Provincial political leaders are also calling for changes to the employment insurance system. Several premiers, including Premier McGuinty, Premier Stelmach and Premier Campbell, have all called for a national standard for employment insurance. Unfortunately, the government would rather leave Canadian families to fend for themselves than fix this crucial program.
Rather than opting to inject stimulus funding into local economies through increased employment insurance eligibility, which vulnerable families spend on groceries, transportation and housing, the government has characterized employment insurance as being too lucrative. This characterization by the minister is insulting to the thousands of Canadians struggling to make ends meet while they search for new meaningful jobs, and it is simply not true.
Families are burdened with enough concerns during these troubled economic times without adding additional confusion and apprehension about whether or not they will be able to qualify for employment insurance should they lose their jobs. I am hearing calls for clarity from workers in my riding in advance of this summer's closure of a telecommunications company in Mount Pearl, Teletech.
My constituents are concerned about whether they will qualify for benefits and would like to know if they will actually have access to some of the training programs. Clarity on qualification standards would go a long way to answering some of the many questions workers face when they know an eventual layoff, plant closure or restructuring at their place of employment is on the horizon.
Last week, in an attempt to convince Canadians her government would be taking badly needed action on this issue, the Minister of Human Resources and Skills Development simply repeated a part of the budget in place of announcing some kind of plan. The minister's reannouncement of funding for employment insurance training programs does nothing to help the thousands of Canadians who have not been lucky enough to qualify for employment insurance benefits in the first place. Not one new worker will qualify for employment insurance or benefit from this training program. These programs apply only to those who qualify for employment insurance already, leaving thousands of Canadians out in the cold.
Funding for training, while a crucial component of a strategy to address retraining and chronic unemployment, is not the full answer to this problem. If Canadians cannot qualify for this assistance in the first place, these training benefits are of no use.
In response to a question I recently asked in the House, the minister responsible for employment insurance indicated that it was becoming easier for people to access employment insurance, backing up this claim by pointing to regions of the country where so many workers have lost their jobs that the eligibility standards have changed. In her response, the minister stated, “The worse the situation gets, the easier it is for people to collect benefits”. Is that not unbelievable?
It would seem that the government's solution to the employment insurance crisis is to wait for more businesses to close, more companies to fail and more Canadians to lose their jobs so that the threshold for that region would change. This is a staggeringly inadequate strategy.

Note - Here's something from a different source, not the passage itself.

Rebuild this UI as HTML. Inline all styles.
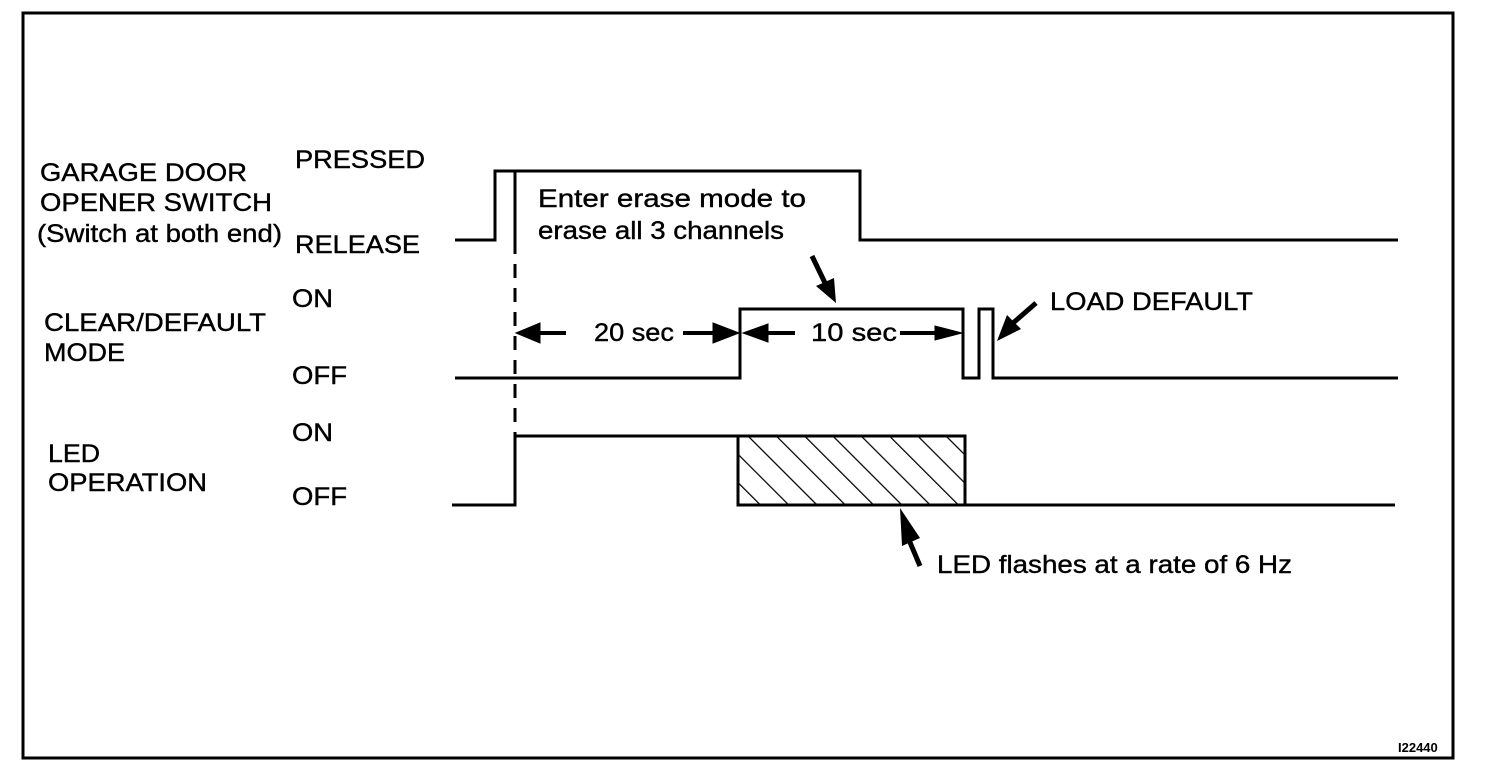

There is a clear need to undertake an intensive review of employment insurance and to carefully consider the changes that will make employment insurance more accessible during this economic crisis. Employment insurance rules have not kept pace with the changing work environment and it is time to address these shortfalls. Restrictions are preventing workers who have paid into the program from claiming benefits now to support their families when they need it most.
The government has a responsibility to help, especially during this economic crisis. It is time for the government to actually do something to help the unemployed.